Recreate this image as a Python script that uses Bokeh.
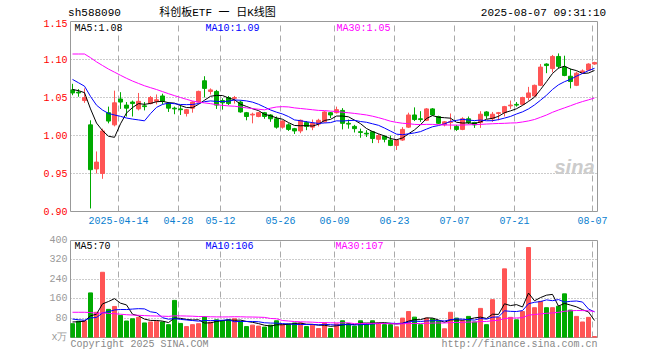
import numpy as np
import pandas as pd
from bokeh.plotting import figure
from bokeh.layouts import column
from bokeh.models import (Range1d, FixedTicker, NumeralTickFormatter, Label, ColumnDataSource,
                          LinearAxis)
from bokeh.embed import file_html
from bokeh.resources import INLINE

# ---------------- data ----------------
holidays = ["2025-04-04", "2025-05-01", "2025-05-02", "2025-05-05", "2025-06-02"]
dates = [d.strftime("%Y-%m-%d") for d in pd.bdate_range("2025-04-01", "2025-08-07")
         if d.strftime("%Y-%m-%d") not in holidays]

opens = [1.060, 1.057, 1.046, 1.014, 0.956, 0.950, 1.030, 1.014, 1.048, 1.040,
         1.044, 1.035, 1.039, 1.042, 1.045, 1.052, 1.042, 1.036, 1.035, 1.029,
         1.036, 1.044, 1.072, 1.058, 1.058, 1.046, 1.050, 1.049, 1.044, 1.030,
         1.027, 1.025, 1.030, 1.027, 1.022, 1.011, 1.014, 1.009, 1.006, 1.017,
         1.011, 1.015, 1.018, 1.030, 1.030, 1.033, 1.016, 1.012, 1.005, 1.003,
         1.005, 0.995, 0.999, 0.994, 0.987, 0.994, 1.011, 1.027, 1.022, 1.020,
         1.035, 1.025, 1.014, 1.017, 1.012, 1.008, 1.022, 1.017, 1.017, 1.031,
         1.022, 1.029, 1.030, 1.039, 1.041, 1.041, 1.050, 1.052, 1.066, 1.094,
         1.088, 1.104, 1.090, 1.078, 1.066, 1.083, 1.086, 1.094]
highs = [1.068, 1.061, 1.062, 1.020, 0.979, 1.009, 1.038, 1.059, 1.057, 1.044,
         1.046, 1.056, 1.044, 1.052, 1.054, 1.055, 1.044, 1.038, 1.040, 1.035,
         1.045, 1.059, 1.078, 1.062, 1.060, 1.049, 1.052, 1.052, 1.046, 1.031,
         1.030, 1.031, 1.031, 1.028, 1.025, 1.020, 1.016, 1.010, 1.021, 1.019,
         1.021, 1.022, 1.032, 1.031, 1.038, 1.036, 1.021, 1.014, 1.009, 1.007,
         1.006, 1.002, 1.000, 1.000, 0.995, 1.011, 1.030, 1.037, 1.032, 1.036,
         1.036, 1.026, 1.019, 1.029, 1.014, 1.024, 1.025, 1.018, 1.032, 1.032,
         1.031, 1.031, 1.039, 1.046, 1.044, 1.051, 1.064, 1.067, 1.094, 1.095,
         1.106, 1.108, 1.105, 1.088, 1.084, 1.087, 1.095, 1.097]
lows = [1.053, 1.051, 1.043, 0.904, 0.950, 0.943, 1.016, 1.012, 1.035, 1.025,
        1.025, 1.033, 1.033, 1.041, 1.041, 1.041, 1.031, 1.028, 1.027, 1.025,
        1.030, 1.043, 1.050, 1.054, 1.035, 1.034, 1.040, 1.042, 1.030, 1.020,
        1.016, 1.024, 1.022, 1.018, 1.009, 1.009, 1.006, 1.002, 1.003, 1.007,
        1.007, 1.012, 1.017, 1.023, 1.029, 1.008, 1.009, 1.004, 0.997, 0.998,
        0.990, 0.990, 0.991, 0.986, 0.981, 0.993, 1.010, 1.019, 1.018, 1.019,
        1.026, 1.015, 1.012, 1.008, 1.006, 1.007, 1.015, 1.010, 1.010, 1.022,
        1.018, 1.020, 1.025, 1.035, 1.038, 1.040, 1.046, 1.051, 1.065, 1.082,
        1.083, 1.088, 1.078, 1.062, 1.065, 1.082, 1.085, 1.093]
closes = [1.056, 1.056, 1.050, 0.955, 0.965, 1.006, 1.019, 1.043, 1.044, 1.036,
          1.042, 1.045, 1.038, 1.050, 1.047, 1.045, 1.036, 1.035, 1.034, 1.034,
          1.044, 1.058, 1.062, 1.060, 1.040, 1.043, 1.042, 1.050, 1.031, 1.025,
          1.028, 1.030, 1.025, 1.022, 1.011, 1.019, 1.008, 1.006, 1.020, 1.012,
          1.016, 1.020, 1.031, 1.027, 1.034, 1.016, 1.015, 1.009, 1.004, 1.002,
          0.996, 1.000, 0.995, 0.987, 0.994, 1.008, 1.027, 1.021, 1.021, 1.035,
          1.027, 1.016, 1.018, 1.018, 1.008, 1.022, 1.017, 1.014, 1.028, 1.026,
          1.028, 1.030, 1.038, 1.040, 1.040, 1.050, 1.056, 1.066, 1.090, 1.092,
          1.104, 1.091, 1.079, 1.071, 1.082, 1.085, 1.094, 1.096]
volumes = [57, 67, 69, 184, 104, 269, 116, 128, 91, 68,
           77, 83, 60, 64, 67, 64, 53, 153, 58, 45,
           53, 57, 85, 63, 73, 69, 73, 77, 67, 45,
           51, 47, 43, 51, 69, 53, 56, 60, 60, 45,
           51, 37, 60, 37, 56, 69, 57, 47, 69, 56,
           69, 60, 53, 53, 44, 80, 107, 84, 53, 80,
           77, 67, 36, 104, 80, 69, 87, 64, 120, 53,
           156, 83, 283, 83, 73, 107, 371, 123, 149, 123,
           123, 129, 180, 113, 87, 64, 83, 4]
# closes / volumes of the 29 sessions before the first shown day (feed the moving averages)
prior_close = [1.056, 1.050, 1.100, 1.130, 1.150, 1.160, 1.165, 1.167, 1.155, 1.150,
               1.140, 1.130, 1.125, 1.120, 1.128, 1.118, 1.112, 1.108, 1.105, 1.110,
               1.100, 1.095, 1.090, 1.080, 1.070, 1.064, 1.063, 1.062, 1.058]
prior_volume = [67, 69, 220, 200, 200, 200, 160, 150, 130, 120,
                110, 100, 95, 90, 85, 80, 75, 70, 65, 74,
                95, 90, 88, 85, 82, 62, 59, 72, 70]

tick_dates = ["2025-04-14", "2025-04-28", "2025-05-12", "2025-05-26", "2025-06-09",
              "2025-06-23", "2025-07-07", "2025-07-21", "2025-08-07"]
tick_labels = ["2025-04-14", "04-28", "05-12", "05-26", "06-09", "06-23", "07-07", "07-21", "08-07"]
price_ticks = [0.90, 0.95, 1.00, 1.05, 1.10, 1.15]
vol_ticks = [0, 80, 160, 240, 320, 400]
price_ma_text = ["MA5:1.08", "MA10:1.09", "MA30:1.05"]
vol_ma_text = ["MA5:70", "MA10:106", "MA30:107"]
ma_colors = ["#000000", "#0000ff", "#ff00ff"]
header_texts = ["sh588090", "科创板ETF 一 日K线图", "2025-08-07 09:31:10"]
footer_texts = ["Copyright 2025 SINA.COM", "http://finance.sina.com.cn"]

# ---------------- derived ----------------
RED, GREEN = "#ff5555", "#00aa00"
n = len(closes)
idx = np.arange(n)
cols = [RED if c >= o else GREEN for o, c in zip(opens, closes)]

def moving(prior, vals, w):
    a = np.array(prior + vals, dtype=float)
    k = len(prior)
    return [a[k + i - w + 1:k + i + 1].mean() for i in range(len(vals))]

src = ColumnDataSource(dict(
    x=idx, o=opens, h=highs, l=lows, c=closes,
    top=np.maximum(opens, closes), bot=np.minimum(opens, closes),
    vol=volumes, col=cols,
    ma5=moving(prior_close, closes, 5), ma10=moving(prior_close, closes, 10),
    ma30=moving(prior_close, closes, 30),
    v5=moving(prior_volume, volumes, 5), v10=moving(prior_volume, volumes, 10),
    v30=moving(prior_volume, volumes, 30),
))

tick_pos = [dates.index(d) - 1 / 3 for d in tick_dates]

MONO = "Liberation Mono"
W = 652
x_range = Range1d(-1 / 3, 87.5)

# pixel helpers for annotation placement (page px -> data)
def xd(px):
    return (px - 72) / 6.0

def yp(py):
    return 1.15 - (py - 21) / 760.0

def yv(py):
    return 400 - (py - 240) * 4.0


def plain_axis(ax, size="10px", font=MONO):
    ax.axis_line_color = None
    ax.major_tick_line_color = None
    ax.minor_tick_line_color = None
    ax.major_tick_out = 0
    ax.major_tick_in = 0
    ax.minor_tick_out = 0
    ax.minor_tick_in = 0
    ax.major_label_text_font = font
    ax.major_label_text_font_size = size


def style(fig):
    fig.outline_line_color = "#999999"
    fig.outline_line_width = 1
    fig.background_fill_color = "white"
    fig.border_fill_color = "white"
    for ax in fig.axis:
        plain_axis(ax)
    fig.xgrid.ticker = FixedTicker(ticks=tick_pos)
    fig.xgrid.grid_line_color = "#aaaaaa"
    fig.xgrid.grid_line_dash = "6 4"
    fig.ygrid.grid_line_color = "#999999"
    fig.ygrid.grid_line_dash = "1 2"


# ---------------- price panel ----------------
p = figure(width=W, height=228, x_range=x_range, y_range=Range1d(0.90, 1.15),
           output_backend="svg", toolbar_location=None, title=None,
           min_border_left=70, min_border_right=55, min_border_top=21, min_border_bottom=17)
style(p)
# the top label sits just inside the frame edge, as in the original
p.yaxis.ticker = FixedTicker(ticks=price_ticks[:-1] + [price_ticks[-1] - 2 / 760])
p.yaxis.formatter = NumeralTickFormatter(format="0.00")
p.yaxis.major_label_text_color = "#ff0000"
p.yaxis.major_label_standoff = 3
p.xaxis.ticker = FixedTicker(ticks=tick_pos)
p.xaxis.major_label_overrides = {t: lab for t, lab in zip(tick_pos, tick_labels)}
p.xaxis.major_label_text_color = "#0a80d0"
p.xaxis.major_label_standoff = 5
p.ygrid.ticker = FixedTicker(ticks=price_ticks)

# header line: code, title and time stamp
head_pos = [xd(94), xd(217), xd(543)]
head_ax = LinearAxis(ticker=FixedTicker(ticks=head_pos),
                     major_label_overrides={t: s for t, s in zip(head_pos, header_texts)})
plain_axis(head_ax, size="11px", font="Liberation Mono, Noto Sans CJK SC")
head_ax.major_label_text_color = "#000000"
head_ax.major_label_standoff = 3
p.add_layout(head_ax, "above")

p.segment(x0="x", y0="l", x1="x", y1="h", color="col", line_width=1, source=src)
p.vbar(x="x", width=4 / 6, top="top", bottom="bot", fill_color="col", line_color="col",
       line_width=1, source=src)
for key, colr in zip(["ma5", "ma10", "ma30"], ma_colors):
    p.line("x", key, color=colr, line_width=1, source=src)

for txt, colr, px in zip(price_ma_text, ma_colors, [74, 205, 336]):
    p.add_layout(Label(x=xd(px), y=yp(28), text=txt, text_color=colr, text_font=MONO,
                       text_font_size="10px", text_baseline="middle", text_align="left"))
p.add_layout(Label(x=xd(594), y=yp(166), text="sina", text_color="#cccccc",
                   text_font="Liberation Sans", text_font_size="20px", text_font_style="bold italic",
                   text_baseline="middle", text_align="right"))

# ---------------- volume panel ----------------
pv = figure(width=W, height=124, x_range=x_range, y_range=Range1d(0, 400),
            output_backend="svg", toolbar_location=None, title=None,
            min_border_left=70, min_border_right=55, min_border_top=12, min_border_bottom=12)
style(pv)
foot_pos = [xd(70 + 3 * len(footer_texts[0])), xd(597 - 3 * len(footer_texts[1]))]
pv.xaxis.ticker = FixedTicker(ticks=foot_pos)
pv.xaxis.major_label_overrides = {t: s for t, s in zip(foot_pos, footer_texts)}
pv.xaxis.major_label_text_color = "#888888"
pv.xaxis.major_label_standoff = 1
pv.yaxis.ticker = FixedTicker(ticks=vol_ticks)
pv.yaxis.major_label_overrides = {0: "x万"}
pv.yaxis.major_label_text_color = "#999999"
pv.yaxis.major_label_standoff = 3
pv.ygrid.ticker = FixedTicker(ticks=vol_ticks)

pv.vbar(x="x", width=4 / 6, top="vol", bottom=0, fill_color="col", line_color="col",
        line_width=1, source=src)
for key, colr in zip(["v5", "v10", "v30"], ma_colors):
    pv.line("x", key, color=colr, line_width=1, source=src)

for txt, colr, px in zip(vol_ma_text, ma_colors, [74, 205, 335]):
    pv.add_layout(Label(x=xd(px), y=yv(246), text=txt, text_color=colr, text_font=MONO,
                        text_font_size="10px", text_baseline="middle", text_align="left"))

layout = column(p, pv, spacing=0)
open("out.html", "w").write(file_html(layout, INLINE))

_Requirements_
Return only the lines running from the top of the data to the line that holds "not in holidays]". Include both of those lines, but skip the pictures.

_Solution_
Recreate this image as a Python script that uses Bokeh.
import numpy as np
import pandas as pd
from bokeh.plotting import figure
from bokeh.layouts import column
from bokeh.models import (Range1d, FixedTicker, NumeralTickFormatter, Label, ColumnDataSource,
                          LinearAxis)
from bokeh.embed import file_html
from bokeh.resources import INLINE

# ---------------- data ----------------
holidays = ["2025-04-04", "2025-05-01", "2025-05-02", "2025-05-05", "2025-06-02"]
dates = [d.strftime("%Y-%m-%d") for d in pd.bdate_range("2025-04-01", "2025-08-07")
         if d.strftime("%Y-%m-%d") not in holidays]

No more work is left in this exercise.